En el ocaso de la jornada, luego de que el movimiento se convierte en la piel del errátil e irrumpen los últimos suspiros del día o de la noche, el migrante parece susurrar: “cuando me sobrevenga el cansancio del fin”, como recordando a Ramón López Velarde; quizá como una petición de que la migración termine, pero el fin de su movimiento no muestra vicios de llegar jamás, cada día se aleja la conclusión del “viaje”. El movimiento es el legado que el migrante se da a sí mismo. Paradójicamente, es un movimiento marginal en solitario que se hace en compañía. El movimiento migratorio juega una especie de hortaliza donde el “viajero” se transforma en el hortelano de su futuro que es una cosa; y muy otra, el pasado que dejó cargado de incertidumbre, urgencia, desesperanza, descendencia, escasez, miseria, todo lo que una mañana lo expulsó de la tierra que lo vio nacer. Así, los migrantes ya viajan con el recuerdo de lo que será; mientras dura el periplo no dejan de “construir” el porvenir que al menos en su mente ya comienzan a vivir.

Migrar pareciera vocación inequívoca de los “exiliados económicos” de la globalización; exiliados de la sociedad convertidos en consecuencia como cargadores sempiternos de las desigualdades y sostenedores de los desequilibrios que se vuelven “necesarios” para “regular” el mercado y la economía. ¿Y qué otra cosa es migrar si no pagar un derecho de piso por un suelo al que no se termina por llegar? Migrar no permite dejar nada al azar: el desierto, las vías del ferrocarril, la frontera abusiva, las garitas, las redes de delincuencia en maridaje con las autoridades, las extorsiones y los secuestros, todo ello no son mesas de juego donde un par de dados puedan marcar a favor del migrante. Contrariamente, esta realidad es una suerte de expoliación que termina por desnudar al que de suyo comienza desnudo su andar.

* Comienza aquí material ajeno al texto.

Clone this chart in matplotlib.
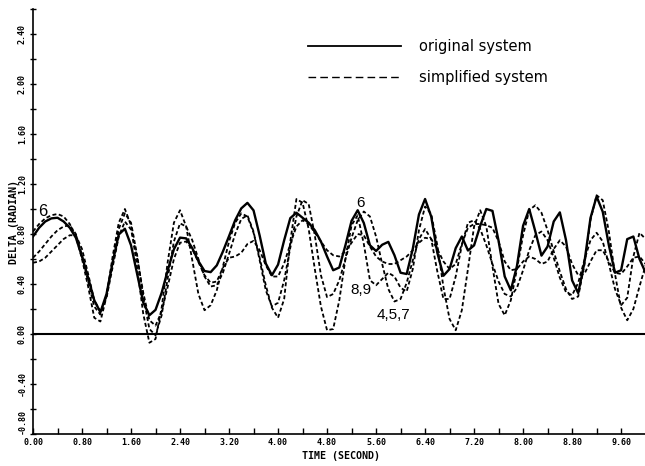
import matplotlib
matplotlib.use("Agg")
import matplotlib.pyplot as plt
import numpy as np
from matplotlib.lines import Line2D

# ---------------- data ----------------
time_s = np.round(np.arange(0, 101) * 0.1, 1)

original = [0.78, 0.85, 0.90, 0.925, 0.93, 0.90, 0.85, 0.77, 0.62, 0.45,
            0.27, 0.174, 0.32, 0.574, 0.796, 0.842, 0.71, 0.48, 0.252, 0.15,
            0.193, 0.33, 0.51, 0.678, 0.771, 0.765, 0.687, 0.583, 0.504, 0.495,
            0.549, 0.66, 0.783, 0.91, 1.005, 1.049, 0.989, 0.787, 0.564, 0.47,
            0.555, 0.75, 0.927, 0.97, 0.93, 0.89, 0.83, 0.74, 0.62, 0.51,
            0.532, 0.71, 0.905, 0.99, 0.888, 0.71, 0.664, 0.714, 0.737, 0.63,
            0.49, 0.48, 0.683, 0.956, 1.08, 0.94, 0.65, 0.466, 0.52, 0.687,
            0.78, 0.668, 0.709, 0.865, 1.0, 0.985, 0.745, 0.46, 0.35, 0.545,
            0.866, 1.0, 0.82, 0.627, 0.70, 0.90, 0.973, 0.752, 0.429, 0.327,
            0.57, 0.928, 1.10, 0.978, 0.71, 0.49, 0.51, 0.759, 0.78, 0.60,
            0.49]

simplified_a = [0.82, 0.88, 0.925, 0.95, 0.96, 0.94, 0.88, 0.78, 0.60, 0.38,
                0.13, 0.10, 0.30, 0.62, 0.89, 1.00, 0.87, 0.53, 0.16, -0.07,
                -0.04, 0.21, 0.58, 0.89, 0.99, 0.86, 0.59, 0.32, 0.19, 0.23,
                0.35, 0.54, 0.74, 0.89, 0.965, 0.94, 0.81, 0.61, 0.39, 0.21,
                0.13, 0.28, 0.74, 1.08, 1.05, 0.84, 0.52, 0.22, 0.03, 0.04,
                0.27, 0.60, 0.87, 0.95, 0.72, 0.43, 0.39, 0.44, 0.49, 0.46,
                0.37, 0.34, 0.52, 0.83, 1.02, 0.96, 0.71, 0.375, 0.12, 0.03,
                0.19, 0.52, 0.86, 0.99, 0.86, 0.54, 0.24, 0.15, 0.27, 0.52,
                0.79, 0.99, 1.03, 0.97, 0.83, 0.66, 0.50, 0.36, 0.28, 0.30,
                0.55, 0.91, 1.11, 1.07, 0.82, 0.48, 0.21, 0.11, 0.20, 0.38,
                0.55]

simplified_b = [0.61, 0.66, 0.72, 0.78, 0.83, 0.86, 0.87, 0.80, 0.63, 0.42,
                0.22, 0.155, 0.31, 0.58, 0.84, 0.966, 0.89, 0.63, 0.30, 0.04,
                -0.01, 0.15, 0.45, 0.74, 0.885, 0.86, 0.75, 0.60, 0.46, 0.38,
                0.39, 0.49, 0.64, 0.80, 0.92, 0.95, 0.82, 0.59, 0.35, 0.22,
                0.25, 0.43, 0.69, 0.94, 1.07, 1.04, 0.79, 0.47, 0.295, 0.32,
                0.43, 0.60, 0.77, 0.91, 0.98, 0.94, 0.78, 0.56, 0.36, 0.26,
                0.28, 0.41, 0.59, 0.76, 0.84, 0.76, 0.50, 0.28, 0.28, 0.46,
                0.71, 0.89, 0.91, 0.84, 0.71, 0.56, 0.42, 0.32, 0.30, 0.37,
                0.51, 0.67, 0.79, 0.82, 0.75, 0.61, 0.45, 0.335, 0.31, 0.41,
                0.59, 0.75, 0.81, 0.74, 0.56, 0.36, 0.23, 0.29, 0.62, 0.81,
                0.76]

simplified_c = [0.57, 0.58, 0.61, 0.66, 0.71, 0.76, 0.79, 0.79, 0.68, 0.48,
                0.27, 0.18, 0.29, 0.535, 0.78, 0.90, 0.835, 0.61, 0.33, 0.11,
                0.067, 0.18, 0.38, 0.60, 0.73, 0.74, 0.68, 0.575, 0.47, 0.41,
                0.42, 0.53, 0.61, 0.62, 0.65, 0.72, 0.745, 0.67, 0.55, 0.46,
                0.46, 0.565, 0.72, 0.86, 0.91, 0.88, 0.81, 0.74, 0.67, 0.63,
                0.62, 0.66, 0.73, 0.80, 0.79, 0.70, 0.62, 0.58, 0.56, 0.56,
                0.59, 0.62, 0.67, 0.73, 0.77, 0.76, 0.68, 0.58, 0.52, 0.56,
                0.72, 0.85, 0.88, 0.88, 0.87, 0.85, 0.74, 0.58, 0.51, 0.52,
                0.58, 0.62, 0.60, 0.56, 0.58, 0.68, 0.75, 0.70, 0.56, 0.47,
                0.48, 0.58, 0.67, 0.67, 0.58, 0.49, 0.48, 0.54, 0.61, 0.62,
                0.56]

x_label_ticks = [0.0, 0.8, 1.6, 2.4, 3.2, 4.0, 4.8, 5.6, 6.4, 7.2, 8.0, 8.8, 9.6]
x_minor_ticks = [0.4, 1.2, 2.0, 2.8, 3.6, 4.4, 5.2, 6.0, 6.8, 7.6, 8.4, 9.2]
y_label_ticks = [-0.8, -0.4, 0.0, 0.4, 0.8, 1.2, 1.6, 2.0, 2.4]
y_minor_ticks = [-0.6, -0.2, 0.2, 0.6, 1.0, 1.4, 1.8, 2.2, 2.6]

annotations = [("6", 0.16, 0.98, 12), ("6", 5.34, 1.05, 11),
               ("8,9", 5.36, 0.35, 11), ("4,5,7", 5.88, 0.15, 11)]

# ---------------- figure ----------------
fig = plt.figure(figsize=(6.45, 4.66), dpi=100)
ax = fig.add_axes([33 / 645, 32 / 466, 612 / 645, 425 / 466])
ax.set_xlim(0, 9.99)
ax.set_ylim(-0.8, 2.6)

ax.plot(time_s, original, color="black", lw=1.7, solid_joinstyle="round")
for series in (simplified_a, simplified_b, simplified_c):
    ax.plot(time_s, series, color="black", lw=1.3, ls=(0, (2.2, 1.4)))

ax.axhline(0.0, color="black", lw=1.5)

for side in ("top", "right"):
    ax.spines[side].set_visible(False)
ax.spines["left"].set_linewidth(1.2)
ax.spines["bottom"].set_linewidth(1.2)

mono = dict(family="DejaVu Sans Mono", weight="bold")
ax.set_xticks(x_label_ticks)
ax.set_xticks(x_minor_ticks, minor=True)
ax.set_xticklabels([f"{v:.2f}" for v in x_label_ticks], fontsize=6, **mono)
ax.set_yticks(y_label_ticks)
ax.set_yticks(y_minor_ticks, minor=True)
ylabels = ax.set_yticklabels([f"{v:.2f}" for v in y_label_ticks], fontsize=6,
                             rotation=90, va="center", **mono)
ylabels[0].set_va("bottom")
ax.tick_params(axis="x", which="both", direction="in", length=4, width=1, pad=3)
ax.tick_params(axis="y", which="both", direction="inout", length=5, width=1, pad=2)

fig.text(14 / 645, 1 - 222 / 466, "DELTA (RADIAN)", rotation=90,
         ha="center", va="center", fontsize=7.2, **mono)
fig.text(341 / 645, 1 - 456 / 466, "TIME (SECOND)",
         ha="center", va="center", fontsize=7.2, **mono)

for txt, tx, ty, fs in annotations:
    ax.text(tx, ty, txt, ha="center", va="center", fontsize=fs,
            family="Liberation Sans")

handles = [Line2D([], [], color="black", lw=1.3),
           Line2D([], [], color="black", lw=1.0, ls=(0, (5.5, 3)))]
ax.legend(handles, ["original system", "simplified system"],
          loc="upper left", bbox_to_anchor=(0.449, 0.929), frameon=False,
          fontsize=10.5, handlelength=6.4, handletextpad=1.2,
          labelspacing=1.1, borderpad=0, borderaxespad=0)

fig.savefig("out.png", dpi=100)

Cuando los migrantes penetran en Estados Unidos adoptan el pasado de su pueblo que por largo tiempo será lo único que podrán aprehender, y el nuevo territorio lo hacen suyo para proteger su tierra y su historia con el pesado recuerdo de la penuria que los obligó a comenzar un movimiento que seguramente no tendrá fin. Porque al llegar, la esencia del movimiento será para ocultarse de las miradas, para burlar la legislación, para ser invisibles en medio de la sociedad que los niega pero los emplea, para superar el discurso político que los excluye o incluye a conveniencia. Se moverán para obtener trabajo, para correr de las redadas y evitar ser deportados. Se moverán en alguna marcha para exigir sus derechos y gritar que el migrante no es un criminal, sino un trabajador.

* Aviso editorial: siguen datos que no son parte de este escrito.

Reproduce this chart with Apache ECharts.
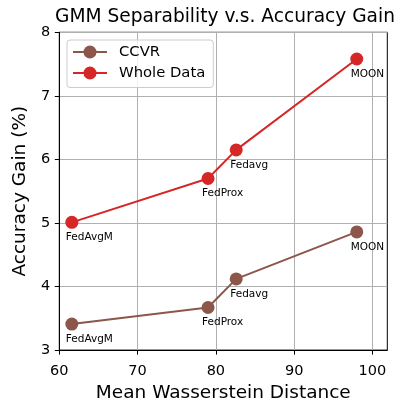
<!DOCTYPE html>
<html>
<head>
<meta charset="utf-8">
<script src="https://cdn.jsdelivr.net/npm/echarts@6/dist/echarts.min.js"></script>
<style>
html,body{margin:0;padding:0;background:#fff;}
#chart{width:396px;height:408px;}
</style>
</head>
<body>
<div id="chart"></div>
<script>
const methods = ['FedAvgM', 'FedProx', 'Fedavg', 'MOON'];
const distances = [61.6, 79.0, 82.6, 98.0];
const ccvrGain = [3.41, 3.67, 4.12, 4.86];
const wholeGain = [5.01, 5.70, 6.15, 7.58];
const xTicks = [60, 70, 80, 90, 100];
const yTicks = [3, 4, 5, 6, 7, 8];

const FONT = 'DejaVu Sans';
const chart = echarts.init(document.getElementById('chart'), null, {renderer: 'canvas'});

function pointLabel() {
  return {
    show: true,
    position: 'bottom',
    distance: 0,
    align: 'left',
    verticalAlign: 'top',
    offset: [-6, 3],
    fontFamily: FONT,
    fontSize: 10.5,
    color: '#000',
    formatter: p => methods[p.dataIndex]
  };
}

const option = {
  animation: false,
  backgroundColor: '#fff',
  title: {
    text: 'GMM Separability v.s. Accuracy Gain',
    left: 55,
    top: 8,
    padding: 0,
    textStyle: {fontFamily: FONT, fontSize: 18.6, fontWeight: 'normal', color: '#000'}
  },
  legend: {
    left: 67,
    top: 40,
    orient: 'vertical',
    padding: [4.5, 8, 7, 5],
    itemWidth: 34,
    itemHeight: 16.3,
    itemGap: 6,
    borderColor: '#cccccc',
    borderWidth: 1,
    borderRadius: 3,
    backgroundColor: 'rgba(255,255,255,0.8)',
    textStyle: {fontFamily: FONT, fontSize: 14.8, color: '#000', padding: [0, 0, 0, 7]},
    data: ['CCVR', 'Whole Data']
  },
  grid: {
    left: 59.3, right: 8.7, top: 32.3, bottom: 50.3,
    show: true, borderColor: '#000', borderWidth: 1, backgroundColor: 'transparent'
  },
  xAxis: {
    type: 'value',
    min: 60, max: 101.9, interval: 10,
    name: 'Mean Wasserstein Distance',
    nameLocation: 'middle',
    nameGap: 30,
    nameTextStyle: {fontFamily: FONT, fontSize: 18.5, color: '#000'},
    axisLine: {show: true, lineStyle: {color: '#000', width: 1}},
    axisTick: {show: true, inside: false, length: 4.5, lineStyle: {color: '#000'}, customValues: xTicks},
    axisLabel: {fontFamily: FONT, fontSize: 14.5, color: '#000', margin: 14, customValues: xTicks},
    splitLine: {show: true, lineStyle: {color: '#b0b0b0', width: 1}}
  },
  yAxis: {
    type: 'value',
    min: 3, max: 8, interval: 1,
    name: 'Accuracy Gain (%)',
    nameLocation: 'middle',
    nameGap: 25,
    nameTextStyle: {fontFamily: FONT, fontSize: 18.5, color: '#000'},
    axisLine: {show: true, lineStyle: {color: '#000', width: 1}},
    axisTick: {show: true, inside: false, length: 4.5, lineStyle: {color: '#000'}, customValues: yTicks},
    axisLabel: {fontFamily: FONT, fontSize: 14.5, color: '#000', margin: 9, customValues: yTicks},
    splitLine: {show: true, lineStyle: {color: '#b0b0b0', width: 1}}
  },
  series: [
    {
      name: 'CCVR',
      type: 'line',
      data: distances.map((d, i) => [d, ccvrGain[i]]),
      symbol: 'circle',
      symbolSize: 13,
      color: '#8c564b',
      lineStyle: {width: 2, color: '#8c564b'},
      itemStyle: {color: '#8c564b'},
      label: pointLabel(),
      z: 3
    },
    {
      name: 'Whole Data',
      type: 'line',
      data: distances.map((d, i) => [d, wholeGain[i]]),
      symbol: 'circle',
      symbolSize: 13,
      color: '#d62728',
      lineStyle: {width: 2, color: '#d62728'},
      itemStyle: {color: '#d62728'},
      label: pointLabel(),
      z: 3
    }
  ]
};
chart.setOption(option);
</script>
</body>
</html>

Los migrantes se mueven para refundar su identidad a la sombra de las representaciones colectivas y los referentes empíricos de la paisanada “del otro lado”. El eterno movimiento migrante ya no es circular, porque el retorno no forma parte de la estrategia por sobrevivir: “salimos para no volver; aunque quisiéramos que no fuera así, tenemos que movernos para no regresar”. No hay más, nunca podremos ver al mismo migrante en dos ocasiones, porque el migrante vive en movimiento.